我是在Ubuntu18.04的基础上调试pytracking
代码的,所使用的显卡为GTX1660ti。
开发环境是基于torch1.2.0,torchvision0.4.0,cuda10.0和gcc7.5.0(之所以选用torch1.2.0和cuda10.0是因为之前看pytracking
的issue
中说过配置pytracking
的时候最好选用torch1.2.0和cuda10.0作为配置环境)
在编译PrPooling的时候,一直出现如下的报错:
Using /tmp/torch_extensions as PyTorch extensions root...
Detected CUDA files, patching ldflags
Emitting ninja build file /tmp/torch_extensions/_prroi_pooling/build.ninja...
Building extension module _prroi_pooling...

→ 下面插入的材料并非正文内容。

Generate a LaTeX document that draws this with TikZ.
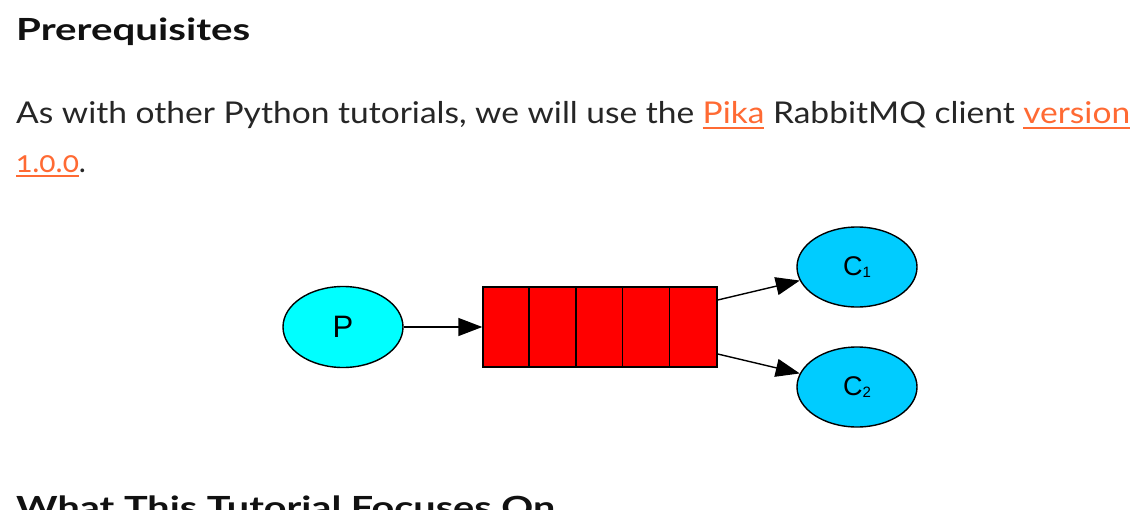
\documentclass[tikz,border=0pt]{standalone}
\usepackage{fontspec}
\setmainfont{Lato}
\newfontfamily\labelfont{Liberation Sans}
\usetikzlibrary{shapes.geometric,arrows.meta}
\definecolor{linkor}{HTML}{FF6A33}
\definecolor{bodytxt}{HTML}{262626}
\definecolor{headtxt}{HTML}{111111}
\definecolor{pcyan}{HTML}{00FFFF}
\definecolor{csky}{HTML}{00CCFF}
\definecolor{qred}{HTML}{FF0000}
\newcommand\fitw[2]{\setbox0\hbox{#2}\pgfmathsetmacro\myscx{#1/\the\wd0}\scalebox{\myscx}[1]{\box0}}
\newcommand\lnk[1]{\textcolor{linkor}{\setbox2\hbox{#1}\rlap{\rule[-4.5pt]{\wd2}{1.8pt}}\box2}}
\tikzset{
  headline/.style={anchor=base west, inner sep=0pt, text=headtxt, font=\bfseries\fontsize{30.5}{36}\selectfont},
  bodyline/.style={anchor=base west, inner sep=0pt, text=bodytxt, font=\fontsize{30}{36}\selectfont},
  pnode/.style={ellipse, draw=black, line width=1.4pt, fill=pcyan, minimum width=120pt, minimum height=81pt, inner sep=0pt, font=\labelfont\fontsize{31}{31}\selectfont},
  cnode/.style={ellipse, draw=black, line width=1.4pt, fill=csky, minimum width=120pt, minimum height=80pt, inner sep=0pt, font=\labelfont\fontsize{27}{27}\selectfont},
  queue/.style={rectangle, draw=black, line width=1.4pt, fill=qred, minimum width=234pt, minimum height=80pt, inner sep=0pt},
  divider/.style={draw=black, line width=1.4pt},
  arr/.style={draw=black, line width=1.4pt, -{Triangle[length=24pt,width=18pt]}}
}
\newcommand\sub[1]{\raisebox{-2pt}{\fontsize{15}{15}\selectfont #1}}
\begin{document}
\begin{tikzpicture}[x=1pt,y=-1pt]
\useasboundingbox (0,0) rectangle (1141,527);
\fill[white] (0,0) rectangle (1141,527);
% text
\node[headline] (h1) at (16,41) {\fitw{234}{Prerequisites}};
\node[bodyline] (l1) at (16,124) {\fitw{1114}{As with other Python tutorials, we will use the \lnk{Pika} RabbitMQ client \lnk{version}}};
\node[bodyline] (l2) at (16,172) {\lnk{\addfontfeatures{Numbers=OldStyle}1.0.0}.};
\begin{scope}
\clip (0,0) rectangle (1141,509);
\node[headline] (h2) at (16,518) {\fitw{539}{What This Tutorial Focuses On}};
\end{scope}
% diagram
\node[pnode] (p) at (343,327) {P};
\node[queue] (q) at (600,327) {};
\draw[divider] ([xshift=46.8pt]q.north west) -- ([xshift=46.8pt]q.south west);
\draw[divider] ([xshift=93.6pt]q.north west) -- ([xshift=93.6pt]q.south west);
\draw[divider] ([xshift=140.4pt]q.north west) -- ([xshift=140.4pt]q.south west);
\draw[divider] ([xshift=187.2pt]q.north west) -- ([xshift=187.2pt]q.south west);
\node[cnode] (c1) at (857,267) {C\sub{1}};
\node[cnode] (c2) at (857,387) {C\sub{2}};
\draw[arr] (p) -- (q);
\draw[arr] ([yshift=27pt]q.east) -- (c1);
\draw[arr] ([yshift=-27pt]q.east) -- (c2);
\end{tikzpicture}
\end{document}
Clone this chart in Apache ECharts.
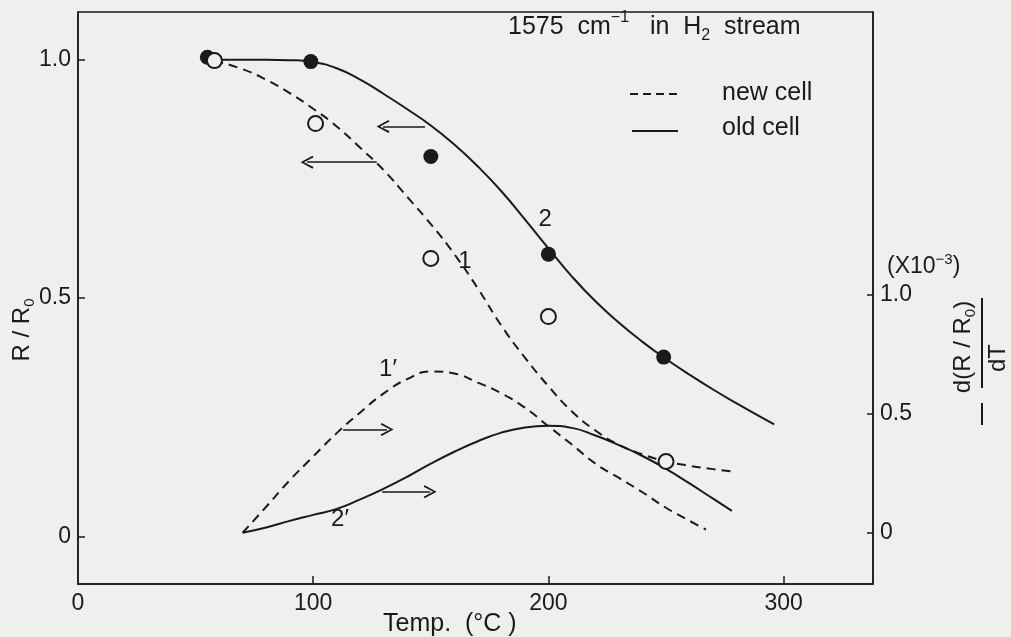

[1/2] c++ -MMD -MF prroi_pooling_gpu.o.d -DTORCH_EXTENSION_NAME=_prroi_pooling -DTORCH_API_INCLUDE_EXTENSION_H -isystem /home/zhihao/anaconda3/envs/pytracking/lib/python3.7/site-packages/torch/include -isystem /home/zhihao/anaconda3/envs/pytracking/lib/python3.7/site-packages/torch/include/torch/csrc/api/include -isystem /home/zhihao/anaconda3/envs/pytracking/lib/python3.7/site-packages/torch/include/TH -isystem /home/zhihao/anaconda3/envs/pytracking/lib/python3.7/site-packages/torch/include/THC -isystem /usr/local/cuda-10.0/include -isystem /home/zhihao/anaconda3/envs/pytracking/include/python3.7m -D_GLIBCXX_USE_CXX11_ABI=0 -fPIC -std=c++11 -c /home/zhihao/code/PreciseRoIPooling/pytorch/prroi_pool/src/prroi_pooling_gpu.c -o prroi_pooling_gpu.o
FAILED: prroi_pooling_gpu.o
c++ -MMD -MF prroi_pooling_gpu.o.d -DTORCH_EXTENSION_NAME=_prroi_pooling -DTORCH_API_INCLUDE_EXTENSION_H -isystem /home/zhihao/anaconda3/envs/pytracking/lib/python3.7/site-packages/torch/include -isystem /home/zhihao/anaconda3/envs/pytracking/lib/python3.7/site-packages/torch/include/torch/csrc/api/include -isystem /home/zhihao/anaconda3/envs/pytracking/lib/python3.7/site-packages/torch/include/TH -isystem /home/zhihao/anaconda3/envs/pytracking/lib/python3.7/site-packages/torch/include/THC -isystem /usr/local/cuda-10.0/include -isystem /home/zhihao/anaconda3/envs/pytracking/include/python3.7m -D_GLIBCXX_USE_CXX11_ABI=0 -fPIC -std=c++11 -c /home/zhihao/code/PreciseRoIPooling/pytorch/prroi_pool/src/prroi_pooling_gpu.c -o prroi_pooling_gpu.o
/home/zhihao/code/PreciseRoIPooling/pytorch/prroi_pool/src/prroi_pooling_gpu.c: In function ‘at::Tensor prroi_pooling_forward_cuda(const at::Tensor&, const at::Tensor&, int, int, float)’:
/home/zhihao/code/PreciseRoIPooling/pytorch/prroi_pool/src/prroi_pooling_gpu.c:37:35: error: expected primary-expression before ‘float’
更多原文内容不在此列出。